• TASK INSTRUCTIONS:
Wherever the string "with" occurs in a line of these records, report that line.

• MATERIAL PROVIDED:

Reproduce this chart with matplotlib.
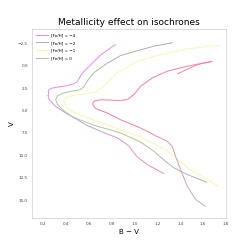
import numpy as np
import matplotlib
matplotlib.use("Agg")
import matplotlib.pyplot as plt
from matplotlib.collections import LineCollection
from matplotlib.colors import LinearSegmentedColormap
from matplotlib.lines import Line2D

# Isochrones, from the lower main sequence upwards
bv_m4 = [1.256, 1.110, 1.025, 0.990, 0.947, 0.848, 0.702, 0.570, 0.498, 0.395, 0.308,
         0.251, 0.238, 0.238, 0.264, 0.316, 0.395, 0.456, 0.500, 0.535, 0.597, 0.702, 0.833]
v_m4 = [12.05, 11.03, 10.20, 9.70, 8.92, 8.06, 7.33, 6.58, 6.03, 5.28, 4.55,
        3.80, 3.25, 2.86, 2.53, 2.41, 2.25, 2.08, 1.75, 0.91, 0.10, -1.20, -2.39]

bv_m2 = [1.635, 1.460, 1.343, 1.256, 1.168, 1.052, 0.877, 0.643, 0.526, 0.439, 0.369,
         0.325, 0.308, 0.321, 0.369, 0.439, 0.518, 0.555, 0.579, 0.640, 0.760, 0.877,
         1.025, 1.165, 1.329]
v_m2 = [13.03, 12.14, 11.40, 10.53, 9.55, 8.53, 7.51, 6.64, 6.08, 5.58, 4.91,
        4.36, 3.80, 3.36, 3.08, 2.86, 2.69, 2.36, 1.80, 0.80, -0.28, -1.14,
        -1.68, -2.17, -2.57]

bv_m1 = [1.737, 1.635, 1.460, 1.358, 1.256, 1.052, 0.877, 0.760, 0.553, 0.421, 0.382,
         0.380, 0.413, 0.498, 0.570, 0.658, 0.719, 0.772, 0.833, 0.903, 1.023, 1.168,
         1.460, 1.743]
v_m1 = [13.48, 12.70, 11.37, 10.25, 9.25, 7.97, 7.20, 6.58, 5.66, 4.92, 4.25,
        3.80, 3.47, 3.25, 3.14, 2.91, 2.41, 1.69, 0.91, 0.36, -0.50, -1.05,
        -1.90, -2.26]

bv_0 = [1.621, 1.533, 1.460, 1.402, 1.358, 1.329, 1.285, 1.183, 1.052, 0.877, 0.760,
        0.658, 0.629, 0.649, 0.702, 0.789, 0.877, 0.935, 0.993, 1.052, 1.154, 1.285,
        1.460, 1.679, 1.548, 1.373]
v_0 = [15.73, 14.92, 13.44, 11.59, 10.11, 9.00, 8.44, 7.81, 6.95, 6.03, 5.28,
       4.80, 4.25, 3.92, 3.80, 3.84, 3.88, 3.77, 3.22, 2.28, 1.36, 0.61,
       0.06, -0.50, -0.12, 0.91]

labels = ["[Fe/H] = \u22124", "[Fe/H] = \u22122", "[Fe/H] = \u22121", "[Fe/H] = 0"]

# colour runs along each track (start -> end)
track_colors = [
    ["#f28ab4", "#c59ae8", "#e488e4", "#e68ce8"],
    ["#b0b0b0", "#a6d096", "#a8c89a", "#a8aca8"],
    ["#f6f2b0", "#f7f7b0", "#f7f7b4", "#f6f6b8"],
    ["#c0b0b8", "#f2809c", "#f27c98", "#f282a4"],
]

fig = plt.figure(figsize=(2.5, 2.5), dpi=100)
ax = fig.add_axes([0.128, 0.128, 0.776, 0.756])

tracks = [(bv_m4, v_m4), (bv_m2, v_m2), (bv_m1, v_m1), (bv_0, v_0)]
handles = []
for (bv, v), cols, lab in zip(tracks, track_colors, labels):
    pts = np.column_stack([bv, v]).reshape(-1, 1, 2)
    segs = np.concatenate([pts[:-1], pts[1:]], axis=1)
    cmap = LinearSegmentedColormap.from_list("trk", cols)
    lc = LineCollection(segs, cmap=cmap, linewidth=0.7)
    lc.set_array(np.linspace(0, 1, len(segs)))
    ax.add_collection(lc)
    handles.append(Line2D([0], [0], color=cols[0], lw=0.7, label=lab))

ax.set_xlim(0.1, 1.8)
ax.set_ylim(17.0, -4.1)
ax.set_xticks([0.2, 0.4, 0.6, 0.8, 1.0, 1.2, 1.4, 1.6, 1.8])
ax.set_yticks([-2.5, 0.0, 2.5, 5.0, 7.5, 10.0, 12.5, 15.0])
ax.tick_params(labelsize=3, length=0, pad=3, colors="#444444")
for s in ax.spines.values():
    s.set_color("#d4d4d4")
    s.set_linewidth(0.6)

ax.set_title("Metallicity effect on isochrones", fontsize=6.5, pad=3)
ax.set_xlabel("B \u2212 V", fontsize=5, labelpad=2)
ax.set_ylabel("V", fontsize=5, labelpad=2)

ax.legend(handles=handles, loc="upper left", fontsize=3, frameon=False,
          handlelength=2.8, labelspacing=0.9, borderaxespad=0.6)

fig.savefig("out.png", dpi=100)
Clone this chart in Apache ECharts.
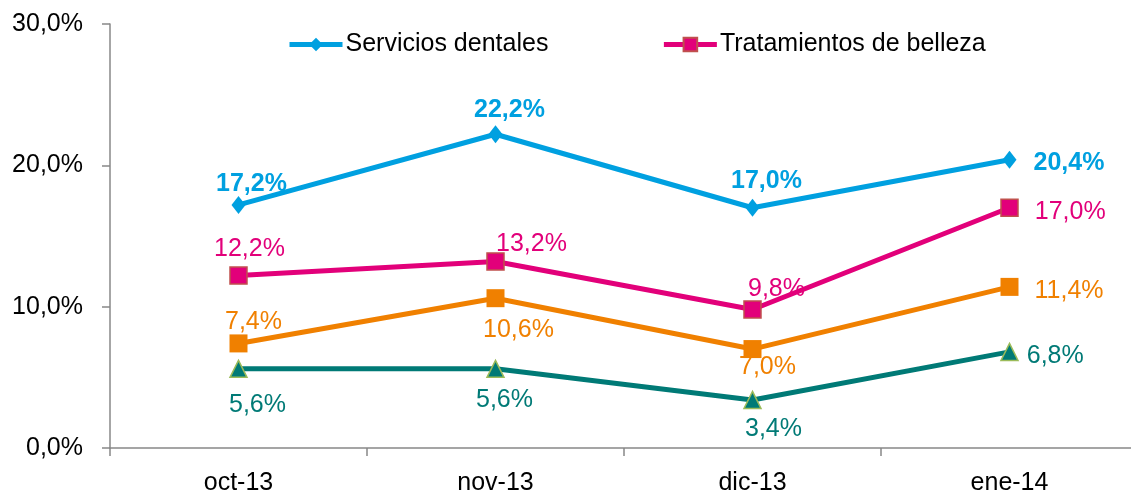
<!DOCTYPE html>
<html>
<head>
<meta charset="utf-8">
<script src="https://cdn.jsdelivr.net/npm/echarts@6/dist/echarts.min.js"></script>
<style>
	html, body { margin: 0; padding: 0; background: #fff; }
	#chart { width: 1131px; height: 493px; }
</style>
</head>
<body>
<div id="chart"></div>
<script>
	var months = [ 'oct-13', 'nov-13', 'dic-13', 'ene-14' ];
	var dentales = [ 17.2, 22.2, 17.0, 20.4 ];
	var belleza = [ 12.2, 13.2, 9.8, 17.0 ];
	var naranja = [ 7.4, 10.6, 7.0, 11.4 ];
	var verde = [ 5.6, 5.6, 3.4, 6.8 ];
	var yTicks = [ 0, 10, 20, 30 ];

	// posición de cada etiqueta: [posicion, dx, dy]
	var dentalesLbl = [ [ 'top', 13, 6 ], [ 'top', 14, 2 ], [ 'top', 14, 0 ], [ 'right', 0, 3 ] ];
	var bellezaLbl = [ [ 'top', 11, 0 ], [ 'top', 36, 9 ], [ 'top', 24, 6 ], [ 'right', 0, 4 ] ];
	var naranjaLbl = [ [ 'top', 15, 5 ], [ 'bottom', 23, 5 ], [ 'bottom', 15, -8 ], [ 'right', 0, 4 ] ];
	var verdeLbl = [ [ 'bottom', 19, 10 ], [ 'bottom', 9, 5 ], [ 'bottom', 21, 2 ], [ 'right', 0, 4 ] ];

	var FONT = 'Liberation Sans, Arial, sans-serif';

	var fmt = function(v) {
		return v.toFixed(1).replace('.', ',') + '%';
	};

	var buildData = function(values, labels, color, bold, rightDist) {
		var data = [];
		for (var i = 0; i < values.length; i++) {
			var l = labels[i];
			data.push({
				value : values[i],
				label : {
					show : true,
					position : l[0],
					offset : [ l[1], l[2] ],
					distance : l[0] == 'right' ? rightDist : 5,
					color : color,
					fontSize : 25,
					fontWeight : bold ? 'bold' : 'normal',
					fontFamily : FONT,
					formatter : function(p) {
						return fmt(p.value);
					}
				}
			});
		}
		return data;
	};

	var chart = echarts.init(document.getElementById('chart'));
	var options = {
		animation : false,
		textStyle : {
			fontFamily : FONT
		},
		legend : {
			data : [ 'Servicios dentales', 'Tratamientos de belleza' ],
			left : 287,
			top : 32,
			padding : 0,
			itemWidth : 53,
			itemHeight : 17,
			itemGap : 113,
			lineStyle : {
				width : 5
			},
			textStyle : {
				fontSize : 25,
				fontFamily : FONT,
				color : '#000',
				padding : [ 0, 0, 0, -2 ]
			}
		},
		grid : {
			left : 110,
			top : 24,
			width : 1028,
			height : 424,
			outerBoundsMode : 'none',
			containLabel : false
		},
		xAxis : {
			type : 'category',
			data : months,
			boundaryGap : true,
			axisLine : {
				lineStyle : {
					color : '#888',
					width : 1.5
				}
			},
			axisTick : {
				show : true,
				length : 8,
				lineStyle : {
					color : '#888',
					width : 1.5
				}
			},
			axisLabel : {
				fontSize : 25,
				color : '#000',
				margin : 23
			},
			splitLine : {
				show : false
			}
		},
		yAxis : {
			type : 'value',
			min : yTicks[0],
			max : yTicks[yTicks.length - 1],
			interval : 10,
			axisLine : {
				show : true,
				lineStyle : {
					color : '#888',
					width : 1.5
				}
			},
			axisTick : {
				show : true,
				length : 8,
				lineStyle : {
					color : '#888',
					width : 1.5
				}
			},
			axisLabel : {
				fontSize : 25,
				color : '#000',
				margin : 27,
				formatter : function(v) {
					return fmt(v);
				}
			},
			splitLine : {
				show : false
			}
		},
		series : [ {
			name : 'Servicios dentales',
			type : 'line',
			symbol : 'diamond',
			symbolSize : [ 14, 18 ],
			lineStyle : {
				color : '#00A0E0',
				width : 5
			},
			itemStyle : {
				color : '#00A0E0'
			},
			data : buildData(dentales, dentalesLbl, '#00A0E0', true, 17),
			z : 4
		}, {
			name : 'Tratamientos de belleza',
			type : 'line',
			symbol : 'rect',
			symbolSize : 17,
			lineStyle : {
				color : '#E2007A',
				width : 5
			},
			itemStyle : {
				color : '#E2007A',
				borderColor : '#C0504D',
				borderWidth : 1.5
			},
			data : buildData(belleza, bellezaLbl, '#E2007A', false, 16),
			z : 3
		}, {
			name : 'Otros',
			type : 'line',
			symbol : 'rect',
			symbolSize : 18,
			lineStyle : {
				color : '#F08000',
				width : 5
			},
			itemStyle : {
				color : '#F08000'
			},
			data : buildData(naranja, naranjaLbl, '#F08000', false, 16),
			z : 2
		}, {
			name : 'Resto',
			type : 'line',
			symbol : 'triangle',
			symbolSize : 17,
			lineStyle : {
				color : '#007A76',
				width : 5
			},
			itemStyle : {
				color : '#007A76',
				borderColor : '#9BBB59',
				borderWidth : 1.5
			},
			data : buildData(verde, verdeLbl, '#007A76', false, 8),
			z : 2
		} ]
	};
	chart.setOption(options);
</script>
</body>
</html>
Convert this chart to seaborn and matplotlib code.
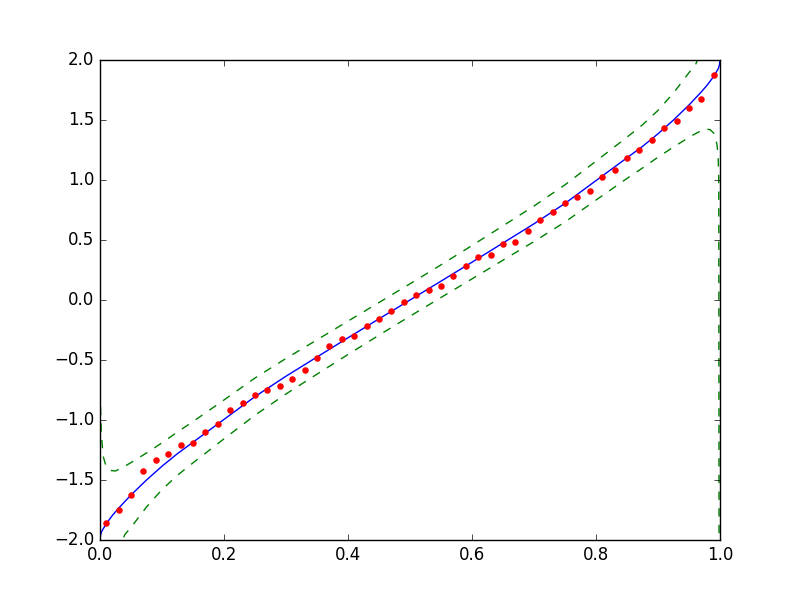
import matplotlib
matplotlib.use("Agg")
import matplotlib.pyplot as plt
import seaborn as sns
import pandas as pd

plt.style.use("classic")
plt.rcParams["font.family"] = ["DejaVu Sans"]

# ---- data ----
pt_x = [0.01, 0.03, 0.05, 0.07, 0.09, 0.11, 0.13, 0.15, 0.17, 0.19,
        0.21, 0.23, 0.25, 0.27, 0.29, 0.31, 0.33, 0.35, 0.37, 0.39,
        0.41, 0.43, 0.45, 0.47, 0.49, 0.51, 0.53, 0.55, 0.57, 0.59,
        0.61, 0.63, 0.65, 0.67, 0.69, 0.71, 0.73, 0.75, 0.77, 0.79,
        0.81, 0.83, 0.85, 0.87, 0.89, 0.91, 0.93, 0.95, 0.97, 0.99]
pt_y = [-1.86, -1.75, -1.625, -1.425, -1.333, -1.286, -1.21, -1.195, -1.10, -1.03,
        -0.917, -0.86, -0.794, -0.75, -0.72, -0.66, -0.58, -0.486, -0.386, -0.328,
        -0.30, -0.217, -0.161, -0.089, -0.014, 0.039, 0.083, 0.114, 0.197, 0.283,
        0.356, 0.375, 0.464, 0.48, 0.572, 0.667, 0.736, 0.806, 0.857, 0.906,
        1.022, 1.08, 1.18, 1.253, 1.33, 1.43, 1.49, 1.597, 1.672, 1.872]

fit_x = [0.0, 0.001, 0.003, 0.01, 0.02, 0.03, 0.05, 0.075, 0.1, 0.125, 0.15, 0.2,
         0.25, 0.3, 0.35, 0.4, 0.45, 0.5, 0.55, 0.6, 0.65, 0.7, 0.75, 0.8,
         0.85, 0.875, 0.9, 0.925, 0.95, 0.97, 0.98, 0.99, 0.997, 0.999, 1.0]
fit_y = [-2.0, -1.957, -1.926, -1.865, -1.795, -1.735, -1.625, -1.50, -1.385, -1.28, -1.185, -0.995,
         -0.805, -0.635, -0.475, -0.315, -0.157, 0.0, 0.157, 0.315, 0.475, 0.635, 0.805, 0.995,
         1.185, 1.28, 1.385, 1.50, 1.625, 1.735, 1.795, 1.865, 1.926, 1.957, 2.0]

up_x = [0.0, 0.002, 0.005, 0.01, 0.016, 0.025, 0.04, 0.05, 0.075, 0.1, 0.125, 0.15, 0.2,
        0.25, 0.3, 0.35, 0.4, 0.45, 0.5, 0.55, 0.6, 0.65, 0.7, 0.75, 0.8,
        0.85, 0.875, 0.9, 0.925, 0.95, 0.96, 0.97, 0.98, 0.99, 1.0]
up_y = [-0.75, -1.10, -1.30, -1.39, -1.42, -1.425, -1.385, -1.355, -1.275, -1.19, -1.10, -1.013, -0.833,
        -0.65, -0.487, -0.332, -0.176, -0.021, 0.135, 0.293, 0.454, 0.618, 0.783, 0.96, 1.157,
        1.357, 1.46, 1.58, 1.725, 1.895, 1.955, 2.075, 2.175, 2.5, 4.0]

lo_x = [0.0, 0.01, 0.02, 0.03, 0.04, 0.05, 0.075, 0.1, 0.125, 0.15, 0.2,
        0.25, 0.3, 0.35, 0.4, 0.45, 0.5, 0.55, 0.6, 0.65, 0.7, 0.75, 0.8,
        0.85, 0.875, 0.9, 0.925, 0.95, 0.96, 0.975, 0.984, 0.99, 0.995, 0.997, 0.998, 0.9985, 1.0]
lo_y = [-4.0, -2.5, -2.175, -2.075, -1.955, -1.895, -1.725, -1.58, -1.46, -1.357, -1.157,
        -0.96, -0.783, -0.618, -0.454, -0.293, -0.135, 0.021, 0.176, 0.332, 0.487, 0.65, 0.833,
        1.013, 1.10, 1.19, 1.275, 1.355, 1.385, 1.425, 1.42, 1.39, 1.30, 1.20, 1.0, -2.5, -4.0]

fig = plt.figure(figsize=(8, 6), dpi=100, facecolor="white")
ax = fig.add_subplot(111)
ax.set_facecolor("white")

dash = (0, (6, 6))
sns.lineplot(x=up_x, y=up_y, ax=ax, color="g", linewidth=1.0, sort=False,
             estimator=None, linestyle="--", dashes=False)
sns.lineplot(x=lo_x, y=lo_y, ax=ax, color="g", linewidth=1.0, sort=False,
             estimator=None, linestyle="--", dashes=False)
for ln in ax.get_lines():
    ln.set_linestyle(dash)
sns.lineplot(x=fit_x, y=fit_y, ax=ax, color="b", linewidth=1.0, sort=False,
             estimator=None)
sns.scatterplot(x=pt_x, y=pt_y, ax=ax, color="r", s=22, linewidth=0, zorder=3)

ax.set_xlim(0, 1)
ax.set_ylim(-2, 2)
ax.set_xticks([0.0, 0.2, 0.4, 0.6, 0.8, 1.0])
ax.set_yticks([-2.0, -1.5, -1.0, -0.5, 0.0, 0.5, 1.0, 1.5, 2.0])
ax.tick_params(direction="in", top=True, right=True, labelsize=12)
ax.set_xlabel("")
ax.set_ylabel("")

fig.savefig("out.png", dpi=100, facecolor="white")
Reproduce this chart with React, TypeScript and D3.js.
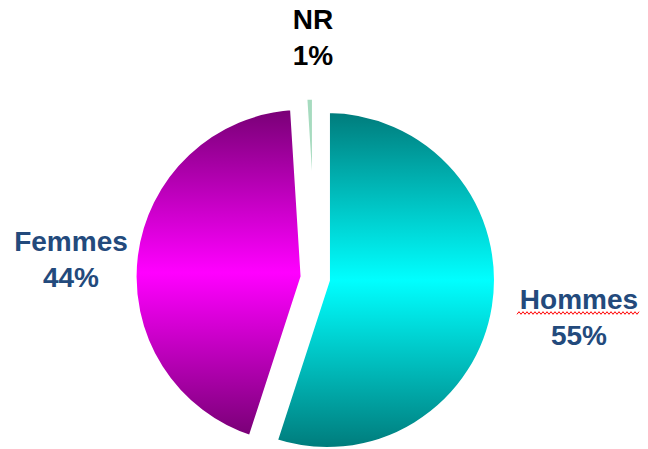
import React, { useEffect, useRef } from 'react';
import * as d3 from 'd3';

// data
const categories = ['Hommes', 'Femmes', 'NR'];
const values = [55, 44, 1];
const percentLabels = ['55%', '44%', '1%'];

const W = 648;
const H = 449;

const App = () => {
  const chartRef = useRef<SVGSVGElement | null>(null);

  useEffect(() => {
    const svg = d3.select(chartRef.current);
    svg.selectAll('*').remove();

    const cx = 315.3;
    const cy = 278.2;
    const radius = 170;
    const explode = 11.8;

    const defs = svg.append('defs');

    // vertical gradients: dark at the rim top/bottom, bright in the middle
    const grads = [
      { id: 'gHommes', dark: '#007a7a', light: '#00ffff' },
      { id: 'gFemmes', dark: '#770074', light: '#ff00ff' },
    ];
    grads.forEach((g) => {
      const lg = defs
        .append('linearGradient')
        .attr('id', g.id)
        .attr('x1', 0)
        .attr('y1', 0)
        .attr('x2', 0)
        .attr('y2', 1);
      lg.append('stop').attr('offset', '0%').attr('stop-color', g.dark);
      lg.append('stop').attr('offset', '50%').attr('stop-color', g.light);
      lg.append('stop').attr('offset', '100%').attr('stop-color', g.dark);
    });

    const fills = ['url(#gHommes)', 'url(#gFemmes)', '#a6dbbf'];

    const pie = d3
      .pie<number>()
      .sort(null)
      .value((d) => d);

    const arcs = pie(values);
    const arc = d3.arc<d3.PieArcDatum<number>>().innerRadius(0).outerRadius(radius);

    const g = svg.append('g').attr('transform', `translate(${cx},${cy})`);

    g.selectAll('path.slice')
      .data(arcs)
      .enter()
      .append('path')
      .attr('class', 'slice')
      .attr('d', arc)
      .attr('fill', (d, i) => fills[i])
      .attr('stroke', '#ffffff')
      .attr('stroke-width', 6)
      .attr('transform', (d) => {
        const mid = (d.startAngle + d.endAngle) / 2;
        return `translate(${Math.sin(mid) * explode},${-Math.cos(mid) * explode})`;
      });

    // labels
    const labelPos = [
      { x: 579, y: 309, color: '#234a7c' },
      { x: 71, y: 251, color: '#234a7c' },
      { x: 313, y: 29, color: '#000000' },
    ];
    const lineGap = 35.5;

    categories.forEach((c, i) => {
      const p = labelPos[i];
      const t = svg
        .append('text')
        .attr('text-anchor', 'middle')
        .attr('font-family', 'Arial, "Liberation Sans", sans-serif')
        .attr('font-weight', 'bold')
        .attr('font-size', 28)
        .attr('fill', p.color);
      t.append('tspan').attr('x', p.x).attr('y', p.y).text(c);
      t.append('tspan').attr('x', p.x).attr('y', p.y + lineGap).text(percentLabels[i]);
    });

    // red spell-check squiggle under "Hommes"
    const sq = d3.range(517, 641, 2).map((x, k) => [x, 313 + (k % 2 === 0 ? 1.3 : -1.3)] as [number, number]);
    svg
      .append('path')
      .attr('d', d3.line()(sq))
      .attr('fill', 'none')
      .attr('stroke', '#ff0000')
      .attr('stroke-width', 1);

    return () => {
      svg.selectAll('*').remove();
    };
  }, []);

  return (
    <svg
      ref={chartRef}
      width={W}
      height={H}
      style={{ position: 'absolute', left: 0, top: 0, background: '#ffffff', display: 'block' }}
    />
  );
};

export default App;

• WRITTEN SOLUTION:
Reproduce this chart with matplotlib.
Reproduce this chart with React, TypeScript and D3.js.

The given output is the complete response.